昨日の質疑で山田議員は、新市長が決断すれば空港として再開することは可能である答弁された。
しかし、きょうシティ空港条例が否決されれば、県は4月から廃港の手続きに入る。廃港となった場合、新市長の判断を仰ぐことはできない。また、空港を再開するとしても、市議会と県議会の双方が新たに空港設置条例を成立させた上で、国から設置管理者として認可を受ける必要が生じる。現実問題として、そのような時間的余裕は残されてはいない。したがって、修正案の提案理由で述べられている「整備計画策定等に係るものは政策的経費であり、新しい市長の判断の下に計上すべきものである」という論理は破綻していると言わざるを得ない。シティ空港条例の否決は、本市にとっては、もはや後戻りのできない、まさにルビコン河となる。
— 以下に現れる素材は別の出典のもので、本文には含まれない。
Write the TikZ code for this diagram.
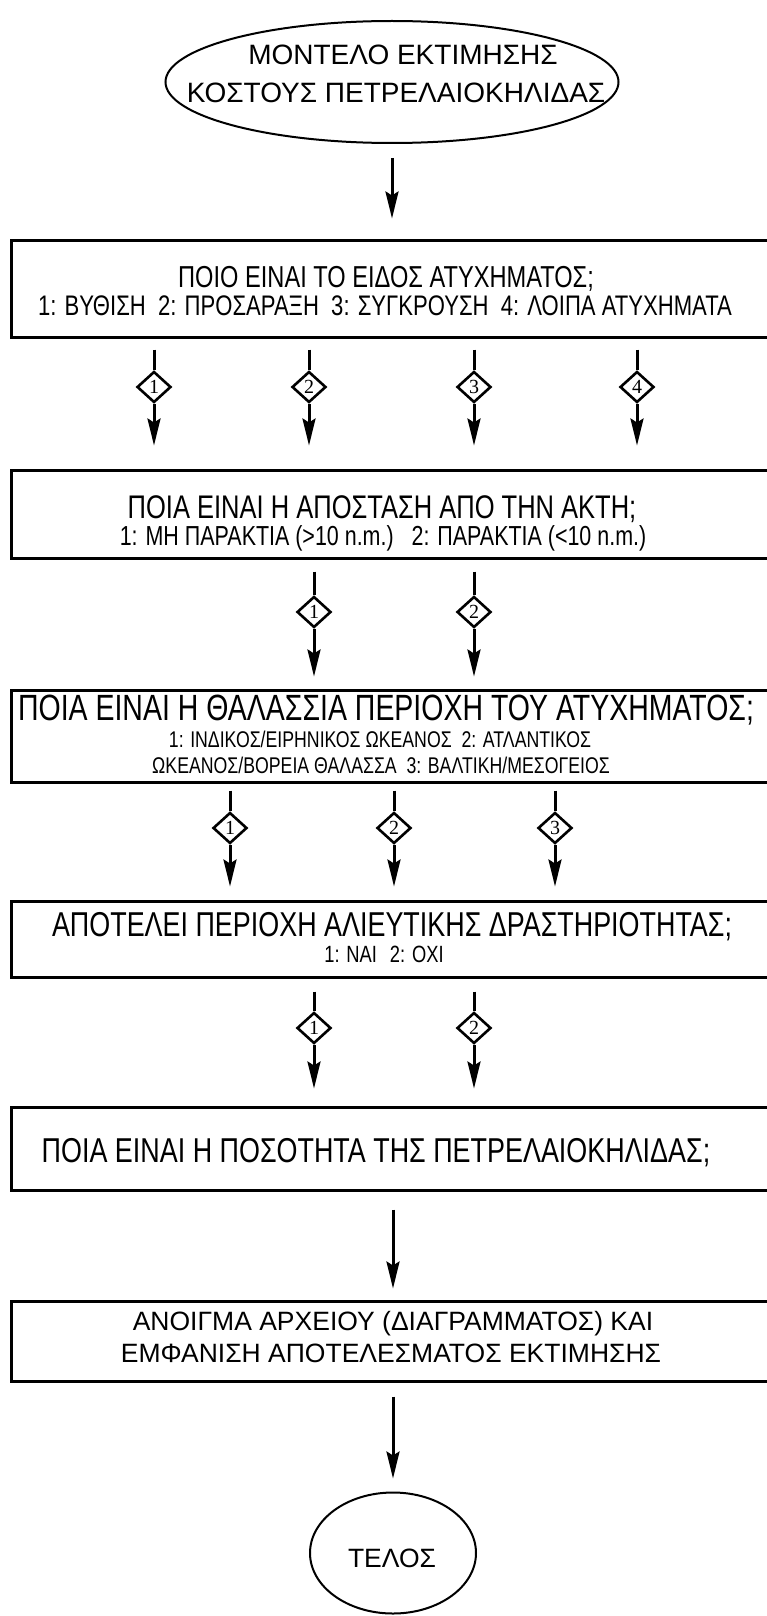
\documentclass[tikz,border=0pt]{standalone}
\usepackage{fontspec}
\setmainfont{Liberation Sans}
\newfontfamily\narrowfont[FakeStretch=0.78]{Liberation Sans}
\newfontfamily\numfont{Liberation Serif}
\usetikzlibrary{shapes.geometric,arrows.meta}
\newcommand{\nf}[1]{\narrowfont\fontsize{#1}{#1}\selectfont}
\newcommand{\af}[1]{\fontsize{#1}{#1}\selectfont}
\begin{document}
\begin{tikzpicture}[x=1pt,y=-1pt,
  boxnode/.style={draw, line width=3pt, minimum width=760pt, inner sep=0pt},
  ovalnode/.style={draw, ellipse, line width=2pt, inner sep=0pt},
  txt/.style={anchor=base, inner sep=0pt},
  dia/.style={draw, diamond, line width=2.6pt, minimum width=34pt, minimum height=31pt, inner sep=0pt, font=\numfont\fontsize{20}{20}\selectfont},
  arr/.style={line width=3pt, -{Stealth[length=27pt,width=13pt,inset=4pt]}},
  ln/.style={line width=3pt}
]
\useasboundingbox (0,0) rectangle (767,1616);

% shapes
\node[ovalnode, minimum width=453pt, minimum height=122pt] (e1) at (392,82) {};
\node[boxnode, minimum height=97pt] (b1) at (391,288.5) {};
\node[boxnode, minimum height=88pt] (b2) at (391,514) {};
\node[boxnode, minimum height=92pt] (b3) at (391,736) {};
\node[boxnode, minimum height=76pt] (b4) at (391,939) {};
\node[boxnode, minimum height=83pt] (b5) at (391,1148.5) {};
\node[boxnode, minimum height=80pt] (b6) at (391,1341) {};
\node[ovalnode, minimum width=166pt, minimum height=121pt] (e2) at (393,1553) {};

% texts
\node[txt] (e1t1) at (403,65) {\af{28}ΜΟΝΤΕΛΟ ΕΚΤΙΜΗΣΗΣ};
\node[txt] (e1t2) at (396,103) {\af{28}ΚΟΣΤΟΥΣ ΠΕΤΡΕΛΑΙΟΚΗΛΙΔΑΣ};

\node[txt] (b1t1) at (386,287) {\nf{30.3}ΠΟΙΟ ΕΙΝΑΙ ΤΟ ΕΙΔΟΣ ΑΤΥΧΗΜΑΤΟΣ;};
\node[txt] (b1t2) at (385,315) {\nf{28.3}1: ΒΥΘΙΣΗ\ \ 2: ΠΡΟΣΑΡΑΞΗ\ \ 3: ΣΥΓΚΡΟΥΣΗ\ \ 4: ΛΟΙΠΑ ΑΤΥΧΗΜΑΤΑ};

\node[txt] (b2t1) at (382,518) {\nf{32.7}ΠΟΙΑ ΕΙΝΑΙ Η ΑΠΟΣΤΑΣΗ ΑΠΟ ΤΗΝ ΑΚΤΗ;};
\node[txt] (b2t2) at (383,545) {\nf{27.5}1: ΜΗ ΠΑΡΑΚΤΙΑ (>10 n.m.)\ \ \ 2: ΠΑΡΑΚΤΙΑ (<10 n.m.)};

\node[txt] (b3t1) at (386,720) {\nf{36.5}ΠΟΙΑ ΕΙΝΑΙ Η ΘΑΛΑΣΣΙΑ ΠΕΡΙΟΧΗ ΤΟΥ ΑΤΥΧΗΜΑΤΟΣ;};
\node[txt] (b3t2) at (380,747) {\nf{22.7}1: ΙΝΔΙΚΟΣ/ΕΙΡΗΝΙΚΟΣ ΩΚΕΑΝΟΣ\ \ 2: ΑΤΛΑΝΤΙΚΟΣ};
\node[txt] (b3t3) at (381,773) {\nf{22.7}ΩΚΕΑΝΟΣ/ΒΟΡΕΙΑ ΘΑΛΑΣΣΑ\ \ 3: ΒΑΛΤΙΚΗ/ΜΕΣΟΓΕΙΟΣ};

\node[txt] (b4t1) at (392,936) {\nf{34.5}ΑΠΟΤΕΛΕΙ ΠΕΡΙΟΧΗ ΑΛΙΕΥΤΙΚΗΣ ΔΡΑΣΤΗΡΙΟΤΗΤΑΣ;};
\node[txt] (b4t2) at (384,962) {\nf{23.5}1: ΝΑΙ\hspace{13pt}2: ΟΧΙ};

\node[txt] (b5t1) at (376,1162) {\nf{34.5}ΠΟΙΑ ΕΙΝΑΙ Η ΠΟΣΟΤΗΤΑ ΤΗΣ ΠΕΤΡΕΛΑΙΟΚΗΛΙΔΑΣ;};

\node[txt] (b6t1) at (393,1330) {\af{26.5}ΑΝΟΙΓΜΑ ΑΡΧΕΙΟΥ (ΔΙΑΓΡΑΜΜΑΤΟΣ) ΚΑΙ};
\node[txt] (b6t2) at (391,1362) {\af{26.5}ΕΜΦΑΝΙΣΗ ΑΠΟΤΕΛΕΣΜΑΤΟΣ ΕΚΤΙΜΗΣΗΣ};

\node[txt] (e2t) at (392,1567) {\af{26.5}ΤΕΛΟΣ};

% diamonds
\node[dia] (d11) at (154,387) {1};
\node[dia] (d12) at (309,387) {2};
\node[dia] (d13) at (474,387) {3};
\node[dia] (d14) at (637,387) {4};
\node[dia] (d21) at (314,612) {1};
\node[dia] (d22) at (474,612) {2};
\node[dia] (d31) at (230,828) {1};
\node[dia] (d32) at (394,828) {2};
\node[dia] (d33) at (555,828) {3};
\node[dia] (d41) at (314,1028) {1};
\node[dia] (d42) at (474,1028) {2};

% connectors
\draw[arr, shorten <=14pt, shorten >=20pt] (e1.south) -- (e1.south |- b1.north);

\foreach \d in {d11,d12,d13,d14}{
  \draw[ln, shorten <=11pt] (\d |- b1.south) -- (\d.north);
  \draw[arr, shorten >=23pt] (\d.south) -- (\d |- b2.north);
}
\foreach \d in {d21,d22}{
  \draw[ln, shorten <=12pt] (\d |- b2.south) -- (\d.north);
  \draw[arr, shorten >=12pt] (\d.south) -- (\d |- b3.north);
}
\foreach \d in {d31,d32,d33}{
  \draw[ln, shorten <=7pt] (\d |- b3.south) -- (\d.north);
  \draw[arr, shorten >=13pt] (\d.south) -- (\d |- b4.north);
}
\foreach \d in {d41,d42}{
  \draw[ln, shorten <=13pt] (\d |- b4.south) -- (\d.north);
  \draw[arr, shorten >=17pt] (\d.south) -- (\d |- b5.north);
}
\draw[arr, shorten <=18pt, shorten >=11pt] (b5.south -| e2.north) -- (b6.north -| e2.north);
\draw[arr, shorten <=14pt, shorten >=13pt] (b6.south -| e2.north) -- (e2.north);
\end{tikzpicture}
\end{document}
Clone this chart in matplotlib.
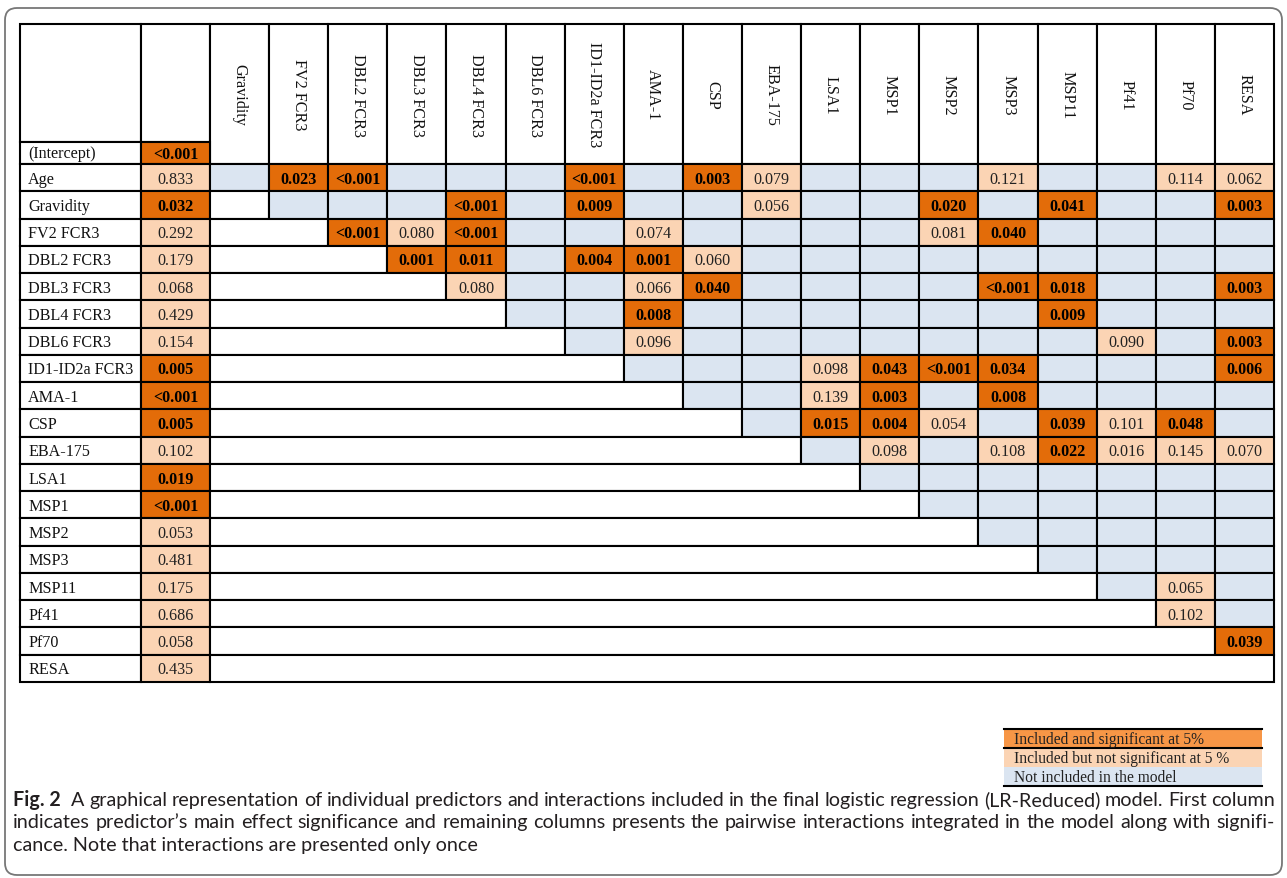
import matplotlib.pyplot as plt
from matplotlib.patches import Rectangle, FancyBboxPatch

# predictors in model order
predictors = ["Age", "Gravidity", "FV2 FCR3", "DBL2 FCR3", "DBL3 FCR3", "DBL4 FCR3",
              "DBL6 FCR3", "ID1-ID2a FCR3", "AMA-1", "CSP", "EBA-175", "LSA1", "MSP1",
              "MSP2", "MSP3", "MSP11", "Pf41", "Pf70", "RESA"]
col_labels = predictors[1:]

# main effect p-values (first column), intercept first
main_p = ["<0.001", "0.833", "0.032", "0.292", "0.179", "0.068", "0.429", "0.154", "0.005",
          "<0.001", "0.005", "0.102", "0.019", "<0.001", "0.053", "0.481", "0.175", "0.686",
          "0.058", "0.435"]
main_sig = [True, False, True, False, False, False, False, False, True,
            True, True, False, True, True, False, False, False, False,
            False, False]

# pairwise interactions: (row, column, p-value, significant)
interactions = [
    ("Age", "FV2 FCR3", "0.023", True), ("Age", "DBL2 FCR3", "<0.001", True),
    ("Age", "ID1-ID2a FCR3", "<0.001", True), ("Age", "CSP", "0.003", True),
    ("Age", "EBA-175", "0.079", False), ("Age", "MSP3", "0.121", False),
    ("Age", "Pf70", "0.114", False), ("Age", "RESA", "0.062", False),
    ("Gravidity", "DBL4 FCR3", "<0.001", True), ("Gravidity", "ID1-ID2a FCR3", "0.009", True),
    ("Gravidity", "EBA-175", "0.056", False), ("Gravidity", "MSP2", "0.020", True),
    ("Gravidity", "MSP11", "0.041", True), ("Gravidity", "RESA", "0.003", True),
    ("FV2 FCR3", "DBL2 FCR3", "<0.001", True), ("FV2 FCR3", "DBL3 FCR3", "0.080", False),
    ("FV2 FCR3", "DBL4 FCR3", "<0.001", True), ("FV2 FCR3", "AMA-1", "0.074", False),
    ("FV2 FCR3", "MSP2", "0.081", False), ("FV2 FCR3", "MSP3", "0.040", True),
    ("DBL2 FCR3", "DBL3 FCR3", "0.001", True), ("DBL2 FCR3", "DBL4 FCR3", "0.011", True),
    ("DBL2 FCR3", "ID1-ID2a FCR3", "0.004", True), ("DBL2 FCR3", "AMA-1", "0.001", True),
    ("DBL2 FCR3", "CSP", "0.060", False),
    ("DBL3 FCR3", "DBL4 FCR3", "0.080", False), ("DBL3 FCR3", "AMA-1", "0.066", False),
    ("DBL3 FCR3", "CSP", "0.040", True), ("DBL3 FCR3", "MSP3", "<0.001", True),
    ("DBL3 FCR3", "MSP11", "0.018", True), ("DBL3 FCR3", "RESA", "0.003", True),
    ("DBL4 FCR3", "AMA-1", "0.008", True), ("DBL4 FCR3", "MSP11", "0.009", True),
    ("DBL6 FCR3", "AMA-1", "0.096", False), ("DBL6 FCR3", "Pf41", "0.090", False),
    ("DBL6 FCR3", "RESA", "0.003", True),
    ("ID1-ID2a FCR3", "LSA1", "0.098", False), ("ID1-ID2a FCR3", "MSP1", "0.043", True),
    ("ID1-ID2a FCR3", "MSP2", "<0.001", True), ("ID1-ID2a FCR3", "MSP3", "0.034", True),
    ("ID1-ID2a FCR3", "RESA", "0.006", True),
    ("AMA-1", "LSA1", "0.139", False), ("AMA-1", "MSP1", "0.003", True),
    ("AMA-1", "MSP3", "0.008", True),
    ("CSP", "LSA1", "0.015", True), ("CSP", "MSP1", "0.004", True),
    ("CSP", "MSP2", "0.054", False), ("CSP", "MSP11", "0.039", True),
    ("CSP", "Pf41", "0.101", False), ("CSP", "Pf70", "0.048", True),
    ("EBA-175", "MSP1", "0.098", False), ("EBA-175", "MSP3", "0.108", False),
    ("EBA-175", "MSP11", "0.022", True), ("EBA-175", "Pf41", "0.016", False),
    ("EBA-175", "Pf70", "0.145", False), ("EBA-175", "RESA", "0.070", False),
    ("MSP11", "Pf70", "0.065", False), ("Pf41", "Pf70", "0.102", False),
    ("Pf70", "RESA", "0.039", True),
]

legend_labels = ["Included and significant at 5%", "Included but not significant at 5 %",
                 "Not included in the model"]

caption_lines = [
    "A graphical representation of individual predictors and interactions included in the final "
    "logistic regression (LR-Reduced) model. First column",
    "indicates predictor\u2019s main effect significance and remaining columns presents the pairwise "
    "interactions integrated in the model along with signifi-",
    "cance. Note that interactions are presented only once",
]

SIG = "#E36C09"
NONSIG = "#FBD4B4"
NOTIN = "#DBE5F1"
LEG_SIG = "#F79646"
SERIF = "Liberation Serif"

W, H = 1287, 879
fig = plt.figure(figsize=(W / 100, H / 100), dpi=100)
ax = fig.add_axes([0, 0, 1, 1])
ax.set_xlim(0, W)
ax.set_ylim(H, 0)
ax.axis("off")

# outer frame
ax.add_patch(FancyBboxPatch((5, 9), W - 10, H - 12, boxstyle="round,pad=0,rounding_size=12",
                            facecolor="white", edgecolor="#777777", lw=1.3))

# table layout
x_lab, x_main, x_int, x_end = 20, 141, 210, 1274
col_w = (x_end - x_int) / len(col_labels)
y_top, y_hdr, y_first = 25, 143, 165
row_h = (683 - y_first) / len(predictors)
LW = 1.5
fs = 11.6


def cell(x0, y0, w, h, fc):
    ax.add_patch(Rectangle((x0, y0), w, h, facecolor=fc, edgecolor="black", lw=LW))


def pval(x, y, txt, sig):
    ax.text(x, y, txt, ha="center", va="center", fontsize=fs, family=SERIF,
            fontweight="bold" if sig else "normal", color="black" if sig else "#222222")


# header
cell(x_lab, y_top, x_main - x_lab, y_hdr - y_top, "white")
cell(x_main, y_top, x_int - x_main, y_hdr - y_top, "white")
for j, lab in enumerate(col_labels):
    x0 = x_int + j * col_w
    cell(x0, y_top, col_w, y_first - y_top, "white")
    ax.text(x0 + col_w / 2, (y_top + y_first) / 2, lab, rotation=-90, ha="center", va="center",
            fontsize=fs, family=SERIF, color="#111111")

# intercept row
cell(x_lab, y_hdr, x_main - x_lab, y_first - y_hdr, "white")
ax.text(x_lab + 8, (y_hdr + y_first) / 2, "(Intercept)", ha="left", va="center",
        fontsize=fs, family=SERIF, color="#111111")
cell(x_main, y_hdr, x_int - x_main, y_first - y_hdr, SIG if main_sig[0] else NONSIG)
pval((x_main + x_int) / 2, (y_hdr + y_first) / 2 + 1, main_p[0], main_sig[0])

lookup = {(r, c): (p, s) for r, c, p, s in interactions}

for i, name in enumerate(predictors):
    y0 = y_first + i * row_h
    yc = y0 + row_h / 2 + 1
    cell(x_lab, y0, x_main - x_lab, row_h, "white")
    ax.text(x_lab + 8, yc, name, ha="left", va="center", fontsize=fs, family=SERIF,
            color="#111111")
    cell(x_main, y0, x_int - x_main, row_h, SIG if main_sig[i + 1] else NONSIG)
    pval((x_main + x_int) / 2, yc, main_p[i + 1], main_sig[i + 1])
    if i > 0:
        cell(x_int, y0, i * col_w, row_h, "white")
    for j in range(i, len(col_labels)):
        x0 = x_int + j * col_w
        key = (name, col_labels[j])
        if key in lookup:
            p, s = lookup[key]
            cell(x0, y0, col_w, row_h, SIG if s else NONSIG)
            pval(x0 + col_w / 2, yc, p, s)
        else:
            cell(x0, y0, col_w, row_h, NOTIN)

# legend
lx0, lx1 = 1004, 1262
ly = [730, 749, 768, 787]
for k, (lab, fc) in enumerate(zip(legend_labels, [LEG_SIG, NONSIG, NOTIN])):
    ax.add_patch(Rectangle((lx0, ly[k]), lx1 - lx0, ly[k + 1] - ly[k], facecolor=fc,
                           edgecolor="none"))
    ax.text(lx0 + 10, (ly[k] + ly[k + 1]) / 2 + 1, lab, ha="left", va="center",
            fontsize=11.2, family=SERIF, color="#222222")
for yy in (ly[0], ly[1], ly[3]):
    ax.plot([lx0, lx1], [yy, yy], color="black", lw=1.5)

# caption, justified like the journal layout
CAP_FONT = "Lato"
cap_fs = 14.2
renderer = fig.canvas.get_renderer()


def width(txt, bold=False):
    t = ax.text(0, 0, txt, fontsize=cap_fs, family=CAP_FONT,
                fontweight="bold" if bold else "normal")
    w = t.get_window_extent(renderer=renderer).width
    t.remove()
    return w


def justify(words, y, x0, x1, bold_first=False, extra_first=0.0):
    ws = [width(w, bold_first and k == 0) for k, w in enumerate(words)]
    gap = (x1 - x0 - sum(ws) - extra_first) / (len(words) - 1)
    x = x0
    for k, (w, wd) in enumerate(zip(words, ws)):
        ax.text(x, y, w, fontsize=cap_fs, family=CAP_FONT, va="baseline", ha="left",
                fontweight="bold" if (bold_first and k == 0) else "normal", color="#231f20")
        x += wd + gap + (extra_first if k == 0 else 0)


cap_x0, cap_x1 = 13, 1275
justify(["Fig. 2"] + caption_lines[0].split(), 806, cap_x0, cap_x1, bold_first=True,
        extra_first=6)
justify(caption_lines[1].split(), 828, cap_x0, cap_x1)
ax.text(cap_x0, 851, caption_lines[2], fontsize=cap_fs, family=CAP_FONT, va="baseline",
        ha="left", color="#231f20")

fig.savefig("out.png", dpi=100)
plt.close(fig)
わたくしが新米議員のころから尊敬申し上げ、残念ながら今季限りで勇退される柳坪 進議員は、アジア大会という途方もない稀有壮大な夢を提案し、結果として実現させました。アジア大会開催にはあれだけの時間をかけたように、夢を実現するには膨大な時間を要します。しかし、夢をつぶすのは一日あれば足ります。「広島には夢がない」と常々唱えてきた議会が自ら夢をつぶすことがあってはなりません。

政策をギャンブルにしてはならないのは自明の理です。しかし、シティ空港に関しての1年間の検討は決してギャンブルではありません。その予算も必要経費です。検討すらさせないのは議会としてあるべき姿ではありません。1年間、市営空港としての可能性を検討し、運営が無理と判断するなら、議会が止めを刺し、介錯する意味で廃止条例を出せばよいだけのはなしです。
わたくしは平成21年9月議会の一般質問で、西飛行場が羽田の発着枠を獲得するのは容易ではないと申し上げました。しかし、近年、航空業界の潮目は明らかに変わりつつあります。九州新幹線東北新幹線が開通し、航空機の利便性は相対的に低下しています。当然のことながら、関空神戸空港から九州への発着枠や東京から東北への発着枠は余ってきます。北陸新幹線についても同様のことが言えます。したがって、広島西飛行場からの東京便復活の可能性も相当に高まってきます。

また、中四国でただひとつの「被災地外広域搬送拠点」としての西飛行場を廃止することは防災上大きなリスクを負うことになります。

いま、広島は距離的にはともかく、時間的には東京都心から最も遠い都市のひとつになりつつあります。例えば、宮崎や熊本よりも時間的に都心からはるかに遠い存在になっています。議会はこれまで企業の広島支店が逃げ出すのは行政の怠慢であると非難してきました。それなら、本市に支店を出すモチベーションを高め、ビジネスマンの広島への出張が楽になるような方策を考えなければならないはずです。そのひとつが広島シティ空港である可能性は十分にあります。それをつぶすような議会であるなら行政の怠慢を非難する資格はない。以上申し上げて討論を終えます。